- Born: Martin Emmerling c. 1886 Germany
- Died: 1955 (aged 68–69)
- Occupation: Sideshow performer
- Known for: Could turn his head 180 degrees

= Martin Laurello =

Sideshow performer and biological rarity

Martin Joe Laurello (born Martin Emmerling, 1885–1955), also known by the stage names Human Owl and Bobby the Boy with the Revolving Head, was a German-American sideshow performer and biological rarity who could turn his head 180 degrees to the rear. He performed with groups such as Ripley's Believe it or Not, Ringling Brothers, and Barnum & Bailey.

==Early life ==
Laurello was born Martin Emmerling in Germany circa 1886. In 1921, together with a handful of other people with biological rarities from Europe, Laurello arrived in the United States. Laurello could turn his head 120 degrees. In the words of fellow sideshow performer Percilla Bejano, known as the "Monkey Girl", "[Laurello] could put his head all the way around". To accomplish this feat, he reportedly practised rotating his head for three years and also had to "dislocate various vertebrae". Being born with a slightly bent spine might have also aided Laurello in pulling off his act of flexibility.

==Career==

After discovering his unusual ability, Laurello spent several years developing it into a professional act. According to later accounts, he practised for hours each day and reportedly used a custom-made apparatus of iron bars and leather straps to gradually increase the range of motion in his neck until he could rotate his head approximately 180 degrees. He toured Europe before emigrating to the United States in 1921 aboard the White Star liner Olympic, travelling with a group of other European sideshow performers exhibited as giants and other biological rarities.

Upon arriving in the United States, Laurello began performing with Ringling Bros. and Barnum & Bailey Circus, where audiences were drawn by his ability to stand with his back to the crowd while looking directly at them over his shoulder.

By 1924, Laurello had joined a travelling show managed by T. A. Wolfe. During the 1920s and 1930s, he also appeared at Coney Island, Hubert's Museum in New York City, and the Ripley's Believe It or Not! Odditoriums, where he became one of the company's best-known attractions. In 1926, he demonstrated his unusual ability before hundreds of physicians attending an osteopathic convention in Philadelphia, who examined the movement of his neck and concluded that it was genuine, although highly unusual.

In addition to his signature performance, Laurello trained dogs and cats to perform acrobatic tricks, sometimes presenting the animal act alongside his own exhibitions. He continued performing into the 1940s, including appearances at the 1939 New York World's Fair, and by the middle of that decade had worked more than 200 weeks for Ripley's Believe It or Not! alone.

==Marketing and public image==

From the early 1920s until the end of his career, Laurello was promoted as a medical curiosity whose extraordinary flexibility appeared to defy explanation. His performances emphasized the appearance that his head had been turned completely around.

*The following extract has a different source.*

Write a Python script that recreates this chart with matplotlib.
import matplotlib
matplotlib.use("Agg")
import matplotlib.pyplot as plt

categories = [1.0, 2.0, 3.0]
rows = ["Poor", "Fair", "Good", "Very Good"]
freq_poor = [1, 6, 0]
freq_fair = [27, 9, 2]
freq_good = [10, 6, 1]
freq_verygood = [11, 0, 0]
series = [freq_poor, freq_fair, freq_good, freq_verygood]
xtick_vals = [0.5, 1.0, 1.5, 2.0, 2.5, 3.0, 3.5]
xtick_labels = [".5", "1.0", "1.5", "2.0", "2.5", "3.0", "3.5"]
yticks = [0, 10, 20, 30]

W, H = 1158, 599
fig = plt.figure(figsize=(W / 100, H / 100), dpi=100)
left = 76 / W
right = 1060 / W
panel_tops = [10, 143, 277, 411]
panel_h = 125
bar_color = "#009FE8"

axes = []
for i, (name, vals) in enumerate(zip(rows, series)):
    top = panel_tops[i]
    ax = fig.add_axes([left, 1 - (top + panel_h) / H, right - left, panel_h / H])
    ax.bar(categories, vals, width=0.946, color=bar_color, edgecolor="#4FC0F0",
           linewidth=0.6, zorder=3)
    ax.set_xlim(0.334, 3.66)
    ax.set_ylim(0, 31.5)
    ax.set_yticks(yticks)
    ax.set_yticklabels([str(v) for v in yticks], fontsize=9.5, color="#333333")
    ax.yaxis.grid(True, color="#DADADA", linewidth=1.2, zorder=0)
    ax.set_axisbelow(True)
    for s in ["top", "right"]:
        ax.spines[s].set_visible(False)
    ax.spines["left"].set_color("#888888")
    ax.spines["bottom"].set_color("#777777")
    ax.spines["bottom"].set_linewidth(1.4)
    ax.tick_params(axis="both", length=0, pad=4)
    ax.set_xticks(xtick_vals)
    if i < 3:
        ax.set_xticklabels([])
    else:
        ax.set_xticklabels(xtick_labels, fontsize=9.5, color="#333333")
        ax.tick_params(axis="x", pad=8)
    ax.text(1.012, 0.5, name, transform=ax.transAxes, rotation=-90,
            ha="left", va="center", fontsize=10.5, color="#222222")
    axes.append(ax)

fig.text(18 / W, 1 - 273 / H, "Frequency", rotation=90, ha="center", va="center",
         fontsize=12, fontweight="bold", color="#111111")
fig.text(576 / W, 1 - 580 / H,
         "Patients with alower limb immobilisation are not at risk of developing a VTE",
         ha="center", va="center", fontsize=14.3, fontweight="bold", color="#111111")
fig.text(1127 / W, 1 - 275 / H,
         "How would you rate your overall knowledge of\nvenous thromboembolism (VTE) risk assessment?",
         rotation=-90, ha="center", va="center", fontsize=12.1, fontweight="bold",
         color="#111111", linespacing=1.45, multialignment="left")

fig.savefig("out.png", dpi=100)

He often stood with his back to the audience while maintaining eye contact over his shoulder, sometimes pretending to smoke a cigarette or drink a beer to heighten the effect. During his career, he appeared under several stage names, including The Human Owl, The Human Periscope, The Man with the Revolving Head, and Bobby the Boy with the Revolving Head.

Advertisements frequently offered a US$1,000 reward to anyone who could duplicate Laurello's feat, while newspaper coverage highlighted examinations by physicians who concluded that his unusual range of motion was genuine. During the 1930s and 1940s, his appearances with Ripley's Believe It or Not! helped establish him as one of the company's best-known attractions.

Like many sideshow performers in the early twentieth century, Laurello was frequently described in newspapers as a "freak", reflecting the language commonly used at the time to advertise people exhibited in sideshows. In 1922, he joined other members of the American Sideshow Performers' Association in publicly protesting the label. The performers argued that they preferred to be known as "strange people" rather than "freaks", contending that the term was inaccurate and demeaning despite its widespread use in newspaper publicity.

== Arrest ==
On 30 April 1931, Laurello was arrested by Baltimore police during a tent-packed performance for abandoning his spouse and two sons, after she lodged a complaint via telegram. He was reportedly found standing on a platform with his back and face looking towards the crowd, and when the two officers confronted him, he turned his head around and winked at them both, then was placed under arrest.